2020年04月25日 06:01  リアルサウンド

リアルサウンド

『野ブタ。をプロデュース』特別編(c)日本テレビ

 2週にわたって放送され、おうちじかんを楽しませている『野ブタ。をプロデュース』(日本テレビ系、以下『野ブタ』)。続く第3話、第4話の特別編の放送も決定し、毎週のように修二(亀梨和也)と彰(山下智久)の姿に懐かしさを感じ、再びハマっている人も多そうだ。


【写真】野ブタを見つめる修二と彰


 今、思い出す15年前の教室での話題は、“修二と彰どっち派か”だった。第1話で野ブタ(堀北真希)がトイレで水をかけられるシーンでは、一緒に水をかけられて笑う彰と、「先生くるよ」と言って戦略でいじめを止めさせようとした修二。2人が取った行動は全く違い、どちらも野ブタの味方であることを示していた。「2人の武器が違うというのが見えたシーンだなと思いました」と語るライターの佐藤結衣氏に、亀梨演じる修二、山下演じる彰、それぞれの人物造形の魅力について話を聞いた。


「修二は、自分で鍛錬して作り上げたヒーロー像だなと感じます。

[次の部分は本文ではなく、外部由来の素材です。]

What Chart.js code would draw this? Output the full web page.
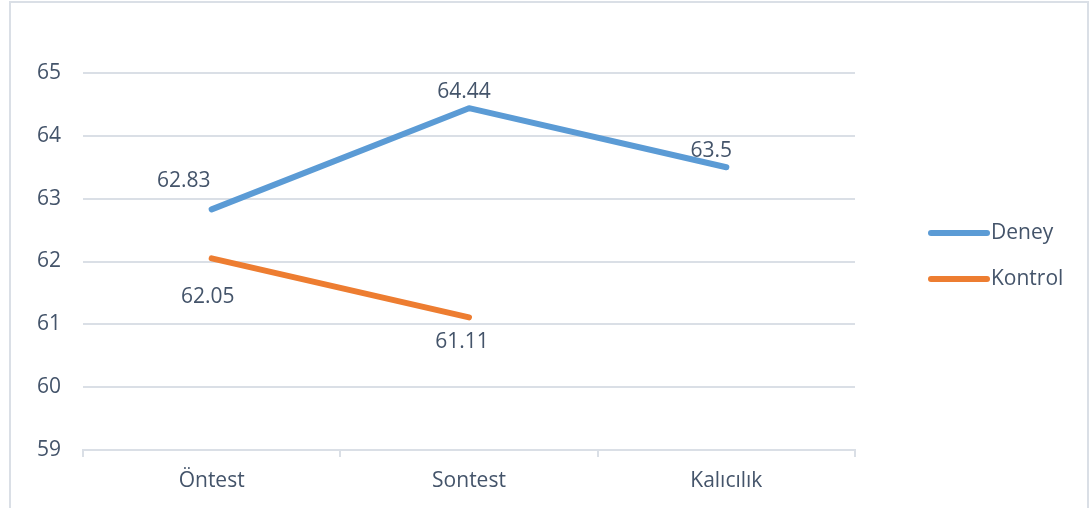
<!DOCTYPE html>
<html>
<head>
<meta charset="utf-8">
<script src="https://cdn.jsdelivr.net/npm/chart.js@4/dist/chart.umd.min.js"></script>
<style>
  html, body { margin: 0; padding: 0; background: #fff; }
  #wrap { position: relative; width: 1090px; height: 508px; }
</style>
</head>
<body>
<div id="wrap"><canvas id="chart" width="1090" height="508"></canvas></div>
<script>
const categories = ['Öntest', 'Sontest', 'Kalıcılık'];
const deney = [62.83, 64.44, 63.5];
const kontrol = [62.05, 61.11, null];
const seriesNames = ['Deney', 'Kontrol'];

const TEXT = '#44546a';
const GRID = '#dadfe6';
const FONT = "'Open Sans', sans-serif";
const FSIZE = 21;

// value labels next to each point (Excel-style placement)
const valueLabels = {
  id: 'valueLabels',
  afterDatasetsDraw(chart, args, opts) {
    const ctx = chart.ctx;
    ctx.save();
    ctx.font = `${FSIZE}px ${FONT}`;
    ctx.fillStyle = TEXT;
    ctx.textAlign = 'center';
    ctx.textBaseline = 'middle';
    chart.data.datasets.forEach((ds, i) => {
      const meta = chart.getDatasetMeta(i);
      meta.data.forEach((pt, j) => {
        const v = ds.data[j];
        if (v == null) return;
        const off = opts.offsets[i][j];
        ctx.fillText(String(v), pt.x + off[0], pt.y + off[1]);
      });
    });
    ctx.restore();
  }
};

// legend on the right, line swatches
const sideLegend = {
  id: 'sideLegend',
  afterDraw(chart, args, opts) {
    const ctx = chart.ctx;
    ctx.save();
    ctx.font = `${FSIZE}px ${FONT}`;
    ctx.textBaseline = 'middle';
    chart.data.datasets.forEach((ds, i) => {
      const y = opts.y + i * opts.gap;
      ctx.strokeStyle = ds.borderColor;
      ctx.lineWidth = 6;
      ctx.lineCap = 'round';
      ctx.beginPath();
      ctx.moveTo(opts.x, y);
      ctx.lineTo(opts.x + opts.len, y);
      ctx.stroke();
      ctx.fillStyle = TEXT;
      ctx.fillText(ds.label, opts.x + opts.len + 4, y);
    });
    ctx.restore();
  }
};

const frame = {
  id: 'frame',
  beforeDraw(chart) {
    const ctx = chart.ctx;
    ctx.save();
    ctx.strokeStyle = '#dadfe6';
    ctx.lineWidth = 2;
    ctx.strokeRect(10, 2, 1078, 520);
    ctx.restore();
  }
};

new Chart(document.getElementById('chart').getContext('2d'), {
  type: 'line',
  data: {
    labels: categories,
    datasets: [
      {
        label: seriesNames[0],
        data: deney,
        borderColor: '#5b9bd5',
        backgroundColor: '#5b9bd5',
        borderWidth: 6,
        borderCapStyle: 'round',
        borderJoinStyle: 'round',
        pointRadius: 0,
        tension: 0,
      },
      {
        label: seriesNames[1],
        data: kontrol,
        borderColor: '#ed7d31',
        backgroundColor: '#ed7d31',
        borderWidth: 6,
        borderCapStyle: 'round',
        borderJoinStyle: 'round',
        pointRadius: 0,
        tension: 0,
      }
    ]
  },
  options: {
    responsive: false,
    animation: false,
    layout: { padding: { left: 0, right: 235, top: 73, bottom: 0 } },
    plugins: {
      legend: { display: false },
      tooltip: { enabled: false },
      valueLabels: {
        offsets: [
          [[-28, -28], [-5, -16], [-15, -16]],
          [[-4, 39], [-7, 25], [0, 0]]
        ]
      },
      sideLegend: { x: 931, y: 233, gap: 46, len: 56 },
    },
    scales: {
      x: {
        offset: true,
        grid: {
          offset: true,
          drawOnChartArea: false,
          drawTicks: true,
          tickLength: 7,
          color: GRID,
          lineWidth: 2,
        },
        border: { display: true, color: GRID, width: 2 },
        ticks: { color: TEXT, font: { family: FONT, size: FSIZE }, padding: 11 },
        afterFit: (s) => { s.height = 58; },
      },
      y: {
        min: 59,
        max: 65,
        ticks: { stepSize: 1, color: TEXT, font: { family: FONT, size: FSIZE }, padding: 22 },
        grid: { color: GRID, lineWidth: 2, drawTicks: false },
        border: { display: false },
        afterFit: (s) => { s.width = 83; },
      }
    }
  },
  plugins: [frame, valueLabels, sideLegend]
});
</script>
</body>
</html>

自分自身を磨かないと人気者のポジションにはいられないという自覚があって、そのコンプレックスからの努力型タイプ。そして、彰は家がお金持ちで、周りの評価よりも自分自身の軸があって、どちらかというと天然系のキャラクター。自分で作り上げたイメージに近づける修二と、もともとポテンシャルの高さを持っているけどそれを鼻にかけない彰は全くタイプが違って、どちらにも惹かれる部分があると思います。自分で磨いていくのは大変だし、逆に磨かれる前から素敵な人というのも稀有な存在で、その正反対さも彼らの人物像を描く上で特徴的ですね」


 そんな正反対なキャラクターを持つ修二と彰、2人に憧れる理由はなぜだろうか。


「日本人の気質的に、もっと自分を良くしよう、成長したいと考えて、日々の大変なことを乗り越えている人が多く、共感性が高いので、修二は主人公のポジションにいる気がします。自分だけじゃなく、ノウハウを生かして野ブタまでプロデュースして努力を重ねていく姿を見て、憧れを抱く面もあるのではないでしょうか。学生だけではなく社会人でも、自分自身を常にバージョンアップして課題とどう向き合って解決していくのか、プロジェクト立ち上げて、その成功のノウハウを伝授していくような流れは、大人が観ても面白くなる要因な気がします。彰の方は、もともと持っているものが大きくて、尚且つ自分自身がどうありたいかブレないので、周りの目を気にしない自己肯定感の高さは、また欲しいものでもあって。修二のように努力しているけれども、それが本当の自分にとって良いことなのか、周りの声やイメージに踊らされているだけじゃないかと考えたときに、彰のように自分が面白いからこれでいい、自分はこれがしたいと貫ける強さも憧れるものなのかなと。自分の中にあってほしいものの象徴が、2人が持つそれぞれの良さな気がしています」


 当時の放送から15年が経った今、テレビで『野ブタ』が放送されるなんて、誰も思っていなかったのではないだろうか。このタイミングで放送される本作を今観るべき理由について、佐藤氏は次のように語った。


「こうして良質なドラマをもう一度みんなで振り返るタイミングがあるのは、今の状況のありがたみなのかもしれません。『野ブタ』では“何も変えられない”というところから、変わっていく姿が描かれています。15年経ち、私たちもどこか同じように感じていたところがあったように思います。今まで出来上がっていた仕組みの中で、自分はこのポジションで、これくらいの幸せの器と決めて過ごす人が多かった。そんな停滞感を跳ね飛ばし、今の自分の状況から、いくらでも自分の人生をプロデュースできるんじゃないかという気持ちにさせてくれると思います。この自粛期間というタイミングで、ちょっと自分を変えたい人や、色んなことを上手くできていなかったなという人に勇気をくれるんじゃないかなと。筋トレやダイエット、メイクの研究など、センスを磨いたり、各々が今までやってみたかったことやなりたい自分に近づくためにちょっと努力をしてみて、自粛期間が終わって外に出たときに、また新しいことにチャレンジできそうな気持ちにさせてくれる、とても意義のある再放送だと思います」


 修二と彰の姿を追うことで、こんな状況も楽しく生き抜いていく術を、教えてもらうことができるかもしれない。